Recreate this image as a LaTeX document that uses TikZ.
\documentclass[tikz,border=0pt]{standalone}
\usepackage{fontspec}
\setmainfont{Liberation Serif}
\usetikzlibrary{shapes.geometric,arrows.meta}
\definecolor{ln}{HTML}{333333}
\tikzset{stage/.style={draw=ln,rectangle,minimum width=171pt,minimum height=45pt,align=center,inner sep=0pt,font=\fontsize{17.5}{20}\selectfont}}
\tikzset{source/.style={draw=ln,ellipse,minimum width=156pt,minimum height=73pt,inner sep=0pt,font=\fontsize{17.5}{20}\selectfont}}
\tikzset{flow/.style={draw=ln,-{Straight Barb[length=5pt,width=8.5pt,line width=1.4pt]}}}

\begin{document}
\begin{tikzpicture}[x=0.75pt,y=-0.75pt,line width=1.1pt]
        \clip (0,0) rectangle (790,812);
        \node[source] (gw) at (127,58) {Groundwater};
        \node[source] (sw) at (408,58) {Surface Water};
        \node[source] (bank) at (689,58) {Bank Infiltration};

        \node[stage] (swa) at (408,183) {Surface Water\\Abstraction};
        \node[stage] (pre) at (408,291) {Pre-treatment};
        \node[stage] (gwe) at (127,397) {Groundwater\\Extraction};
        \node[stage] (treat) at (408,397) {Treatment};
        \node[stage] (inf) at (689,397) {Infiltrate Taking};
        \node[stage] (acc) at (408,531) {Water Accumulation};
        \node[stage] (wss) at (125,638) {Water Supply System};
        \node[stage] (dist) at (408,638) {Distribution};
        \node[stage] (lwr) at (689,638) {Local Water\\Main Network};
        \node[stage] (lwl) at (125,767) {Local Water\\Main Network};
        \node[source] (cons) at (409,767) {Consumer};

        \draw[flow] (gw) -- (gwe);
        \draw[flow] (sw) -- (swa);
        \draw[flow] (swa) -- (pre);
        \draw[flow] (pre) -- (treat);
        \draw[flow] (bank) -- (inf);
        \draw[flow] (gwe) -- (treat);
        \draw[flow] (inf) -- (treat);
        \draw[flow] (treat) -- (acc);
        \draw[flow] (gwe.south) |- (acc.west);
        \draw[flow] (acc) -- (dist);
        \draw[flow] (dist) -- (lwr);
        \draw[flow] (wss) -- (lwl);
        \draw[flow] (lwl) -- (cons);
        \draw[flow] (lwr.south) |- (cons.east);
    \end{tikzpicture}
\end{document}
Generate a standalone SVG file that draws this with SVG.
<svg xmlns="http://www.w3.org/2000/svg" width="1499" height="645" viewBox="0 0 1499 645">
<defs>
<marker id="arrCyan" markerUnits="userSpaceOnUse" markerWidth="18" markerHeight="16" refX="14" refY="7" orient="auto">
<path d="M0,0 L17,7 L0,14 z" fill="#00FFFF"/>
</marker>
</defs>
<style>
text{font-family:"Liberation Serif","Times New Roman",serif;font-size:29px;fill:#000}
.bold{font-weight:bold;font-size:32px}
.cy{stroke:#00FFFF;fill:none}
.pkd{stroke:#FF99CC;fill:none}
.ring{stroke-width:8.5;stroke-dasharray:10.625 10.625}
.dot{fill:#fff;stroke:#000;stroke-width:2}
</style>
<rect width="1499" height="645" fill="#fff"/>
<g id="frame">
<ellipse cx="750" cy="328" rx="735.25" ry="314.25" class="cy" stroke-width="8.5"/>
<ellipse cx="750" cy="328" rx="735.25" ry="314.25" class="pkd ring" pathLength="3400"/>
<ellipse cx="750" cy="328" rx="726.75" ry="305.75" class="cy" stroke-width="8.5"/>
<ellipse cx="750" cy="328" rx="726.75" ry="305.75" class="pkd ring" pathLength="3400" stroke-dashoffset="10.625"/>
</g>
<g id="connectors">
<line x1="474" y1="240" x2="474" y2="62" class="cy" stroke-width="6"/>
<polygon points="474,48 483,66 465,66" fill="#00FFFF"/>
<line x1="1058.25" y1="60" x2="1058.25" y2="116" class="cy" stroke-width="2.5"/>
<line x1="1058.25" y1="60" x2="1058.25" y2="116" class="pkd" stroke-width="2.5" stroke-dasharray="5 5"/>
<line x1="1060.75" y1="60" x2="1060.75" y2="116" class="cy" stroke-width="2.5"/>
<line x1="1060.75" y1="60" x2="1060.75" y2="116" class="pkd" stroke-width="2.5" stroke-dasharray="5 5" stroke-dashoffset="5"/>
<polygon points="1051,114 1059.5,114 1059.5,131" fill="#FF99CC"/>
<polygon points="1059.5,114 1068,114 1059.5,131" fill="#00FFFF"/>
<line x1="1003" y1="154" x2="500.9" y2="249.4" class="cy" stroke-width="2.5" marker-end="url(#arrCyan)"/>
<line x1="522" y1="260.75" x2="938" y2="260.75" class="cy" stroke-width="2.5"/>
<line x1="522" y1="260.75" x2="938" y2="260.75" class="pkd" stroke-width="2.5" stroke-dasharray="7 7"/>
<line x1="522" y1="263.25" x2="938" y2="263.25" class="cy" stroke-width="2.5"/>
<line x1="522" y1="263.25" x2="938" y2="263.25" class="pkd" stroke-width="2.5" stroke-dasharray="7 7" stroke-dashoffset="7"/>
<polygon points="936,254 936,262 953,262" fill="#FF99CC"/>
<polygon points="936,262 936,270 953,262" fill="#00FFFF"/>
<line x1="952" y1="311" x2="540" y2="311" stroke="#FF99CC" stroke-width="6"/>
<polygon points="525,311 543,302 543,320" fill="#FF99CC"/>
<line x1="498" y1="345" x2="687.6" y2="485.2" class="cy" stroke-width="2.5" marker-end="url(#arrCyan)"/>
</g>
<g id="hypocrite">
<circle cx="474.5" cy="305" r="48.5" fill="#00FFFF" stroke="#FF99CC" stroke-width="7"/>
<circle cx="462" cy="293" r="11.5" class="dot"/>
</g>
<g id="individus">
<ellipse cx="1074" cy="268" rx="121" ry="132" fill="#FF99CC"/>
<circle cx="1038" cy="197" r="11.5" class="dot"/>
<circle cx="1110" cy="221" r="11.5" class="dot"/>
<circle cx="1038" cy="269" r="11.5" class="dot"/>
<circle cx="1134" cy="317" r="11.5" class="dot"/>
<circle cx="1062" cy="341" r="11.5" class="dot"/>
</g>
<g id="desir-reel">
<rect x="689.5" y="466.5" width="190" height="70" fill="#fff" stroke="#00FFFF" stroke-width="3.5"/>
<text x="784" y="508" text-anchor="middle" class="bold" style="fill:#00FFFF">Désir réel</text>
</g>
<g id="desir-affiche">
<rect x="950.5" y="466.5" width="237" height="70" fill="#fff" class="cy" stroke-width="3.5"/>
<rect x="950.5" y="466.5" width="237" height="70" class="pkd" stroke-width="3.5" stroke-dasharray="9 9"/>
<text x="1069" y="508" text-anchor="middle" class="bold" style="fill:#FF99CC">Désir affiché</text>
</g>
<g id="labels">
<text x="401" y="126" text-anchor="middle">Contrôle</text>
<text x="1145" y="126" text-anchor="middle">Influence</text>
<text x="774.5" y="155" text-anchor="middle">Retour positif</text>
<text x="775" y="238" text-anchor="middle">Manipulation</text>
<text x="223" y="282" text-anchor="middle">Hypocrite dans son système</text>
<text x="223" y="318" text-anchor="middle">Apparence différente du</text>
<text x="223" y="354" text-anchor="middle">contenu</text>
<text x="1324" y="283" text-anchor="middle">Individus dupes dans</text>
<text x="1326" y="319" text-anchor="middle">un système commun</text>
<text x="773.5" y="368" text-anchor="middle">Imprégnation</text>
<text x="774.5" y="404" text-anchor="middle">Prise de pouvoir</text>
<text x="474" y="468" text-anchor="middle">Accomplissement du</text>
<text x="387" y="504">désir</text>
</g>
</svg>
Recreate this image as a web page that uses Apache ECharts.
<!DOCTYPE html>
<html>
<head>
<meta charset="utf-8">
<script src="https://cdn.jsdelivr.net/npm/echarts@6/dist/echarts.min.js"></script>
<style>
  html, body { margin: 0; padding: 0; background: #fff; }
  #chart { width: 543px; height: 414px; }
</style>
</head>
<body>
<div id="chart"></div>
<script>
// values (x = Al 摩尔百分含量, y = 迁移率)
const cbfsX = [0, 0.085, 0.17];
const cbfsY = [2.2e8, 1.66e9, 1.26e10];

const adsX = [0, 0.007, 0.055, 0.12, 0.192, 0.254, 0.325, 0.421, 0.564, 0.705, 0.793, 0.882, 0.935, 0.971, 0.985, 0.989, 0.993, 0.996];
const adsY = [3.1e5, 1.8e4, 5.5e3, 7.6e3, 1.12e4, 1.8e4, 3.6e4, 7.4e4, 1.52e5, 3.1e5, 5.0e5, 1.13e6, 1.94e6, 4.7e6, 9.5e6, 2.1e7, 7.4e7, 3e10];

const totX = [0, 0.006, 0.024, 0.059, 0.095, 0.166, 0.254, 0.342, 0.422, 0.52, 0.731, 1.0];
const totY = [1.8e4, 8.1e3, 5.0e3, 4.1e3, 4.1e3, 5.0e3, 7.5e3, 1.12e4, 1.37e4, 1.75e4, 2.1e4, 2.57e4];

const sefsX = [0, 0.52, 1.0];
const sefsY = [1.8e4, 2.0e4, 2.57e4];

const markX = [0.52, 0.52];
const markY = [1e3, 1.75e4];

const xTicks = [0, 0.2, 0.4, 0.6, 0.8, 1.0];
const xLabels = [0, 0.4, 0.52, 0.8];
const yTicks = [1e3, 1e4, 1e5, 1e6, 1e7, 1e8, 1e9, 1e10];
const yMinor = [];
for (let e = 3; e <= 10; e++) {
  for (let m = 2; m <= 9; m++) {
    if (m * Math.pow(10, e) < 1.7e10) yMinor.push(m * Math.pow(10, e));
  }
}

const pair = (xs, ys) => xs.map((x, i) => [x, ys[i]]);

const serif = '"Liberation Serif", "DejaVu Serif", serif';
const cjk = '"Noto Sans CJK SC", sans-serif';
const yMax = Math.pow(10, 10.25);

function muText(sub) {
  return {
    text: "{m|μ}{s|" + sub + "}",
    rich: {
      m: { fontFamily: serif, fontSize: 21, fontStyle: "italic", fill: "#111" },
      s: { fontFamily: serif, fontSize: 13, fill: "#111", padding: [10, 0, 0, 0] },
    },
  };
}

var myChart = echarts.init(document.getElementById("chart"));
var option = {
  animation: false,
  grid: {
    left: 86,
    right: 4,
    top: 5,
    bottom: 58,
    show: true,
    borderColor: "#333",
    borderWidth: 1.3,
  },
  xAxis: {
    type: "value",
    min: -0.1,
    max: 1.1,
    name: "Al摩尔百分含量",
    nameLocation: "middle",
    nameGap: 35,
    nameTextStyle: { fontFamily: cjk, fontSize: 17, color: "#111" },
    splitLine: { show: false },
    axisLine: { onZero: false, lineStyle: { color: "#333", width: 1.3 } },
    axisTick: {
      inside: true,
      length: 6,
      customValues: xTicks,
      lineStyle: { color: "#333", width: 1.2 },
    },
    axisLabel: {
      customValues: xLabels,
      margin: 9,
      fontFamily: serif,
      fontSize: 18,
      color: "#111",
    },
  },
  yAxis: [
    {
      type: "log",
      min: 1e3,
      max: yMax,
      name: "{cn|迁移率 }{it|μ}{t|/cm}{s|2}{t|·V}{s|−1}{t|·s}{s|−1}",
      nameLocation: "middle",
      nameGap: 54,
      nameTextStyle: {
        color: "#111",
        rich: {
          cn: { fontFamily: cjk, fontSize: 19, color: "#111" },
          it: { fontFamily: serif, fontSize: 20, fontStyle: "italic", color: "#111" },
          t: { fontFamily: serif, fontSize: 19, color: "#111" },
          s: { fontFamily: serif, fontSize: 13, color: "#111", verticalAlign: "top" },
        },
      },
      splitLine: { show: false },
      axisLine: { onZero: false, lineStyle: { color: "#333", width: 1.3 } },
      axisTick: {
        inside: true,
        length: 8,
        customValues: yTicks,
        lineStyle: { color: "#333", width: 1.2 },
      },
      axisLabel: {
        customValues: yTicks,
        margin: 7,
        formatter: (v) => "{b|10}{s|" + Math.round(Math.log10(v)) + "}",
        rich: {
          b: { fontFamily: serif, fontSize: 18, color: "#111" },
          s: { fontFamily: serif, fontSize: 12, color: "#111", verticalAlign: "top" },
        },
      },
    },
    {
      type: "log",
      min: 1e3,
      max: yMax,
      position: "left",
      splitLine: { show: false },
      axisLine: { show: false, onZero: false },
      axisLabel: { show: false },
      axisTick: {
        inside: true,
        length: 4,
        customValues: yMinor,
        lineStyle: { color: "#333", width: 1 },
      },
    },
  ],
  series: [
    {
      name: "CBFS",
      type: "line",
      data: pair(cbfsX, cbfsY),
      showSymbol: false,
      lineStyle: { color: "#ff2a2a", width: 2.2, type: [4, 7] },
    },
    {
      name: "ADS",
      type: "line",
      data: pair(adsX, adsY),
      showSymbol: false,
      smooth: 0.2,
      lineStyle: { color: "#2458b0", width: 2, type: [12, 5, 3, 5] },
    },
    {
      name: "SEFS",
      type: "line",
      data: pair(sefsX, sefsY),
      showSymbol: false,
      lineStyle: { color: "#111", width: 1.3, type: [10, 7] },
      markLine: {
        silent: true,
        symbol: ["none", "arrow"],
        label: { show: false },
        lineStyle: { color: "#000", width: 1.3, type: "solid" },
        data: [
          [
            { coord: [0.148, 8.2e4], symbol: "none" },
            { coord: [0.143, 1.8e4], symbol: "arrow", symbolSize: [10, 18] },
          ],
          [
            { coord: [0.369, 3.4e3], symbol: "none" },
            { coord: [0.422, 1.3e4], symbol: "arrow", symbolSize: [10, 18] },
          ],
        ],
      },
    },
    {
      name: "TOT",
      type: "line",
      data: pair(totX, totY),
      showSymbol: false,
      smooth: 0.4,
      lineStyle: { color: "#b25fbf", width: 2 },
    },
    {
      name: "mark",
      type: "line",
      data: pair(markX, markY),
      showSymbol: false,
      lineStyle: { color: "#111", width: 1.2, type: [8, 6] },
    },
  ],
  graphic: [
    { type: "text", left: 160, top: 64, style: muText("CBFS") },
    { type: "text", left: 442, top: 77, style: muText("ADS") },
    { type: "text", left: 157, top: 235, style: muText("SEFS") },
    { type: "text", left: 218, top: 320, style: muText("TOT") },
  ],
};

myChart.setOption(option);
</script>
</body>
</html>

-*-

What to produce:
Repeat verbatim the opening run of entries, ending with the line that contains "(bank) at (689,58)".

Written reply:
Recreate this image as a LaTeX document that uses TikZ.
\documentclass[tikz,border=0pt]{standalone}
\usepackage{fontspec}
\setmainfont{Liberation Serif}
\usetikzlibrary{shapes.geometric,arrows.meta}
\definecolor{ln}{HTML}{333333}
\tikzset{stage/.style={draw=ln,rectangle,minimum width=171pt,minimum height=45pt,align=center,inner sep=0pt,font=\fontsize{17.5}{20}\selectfont}}
\tikzset{source/.style={draw=ln,ellipse,minimum width=156pt,minimum height=73pt,inner sep=0pt,font=\fontsize{17.5}{20}\selectfont}}
\tikzset{flow/.style={draw=ln,-{Straight Barb[length=5pt,width=8.5pt,line width=1.4pt]}}}

\begin{document}
\begin{tikzpicture}[x=0.75pt,y=-0.75pt,line width=1.1pt]
        \clip (0,0) rectangle (790,812);
        \node[source] (gw) at (127,58) {Groundwater};
        \node[source] (sw) at (408,58) {Surface Water};
        \node[source] (bank) at (689,58) {Bank Infiltration};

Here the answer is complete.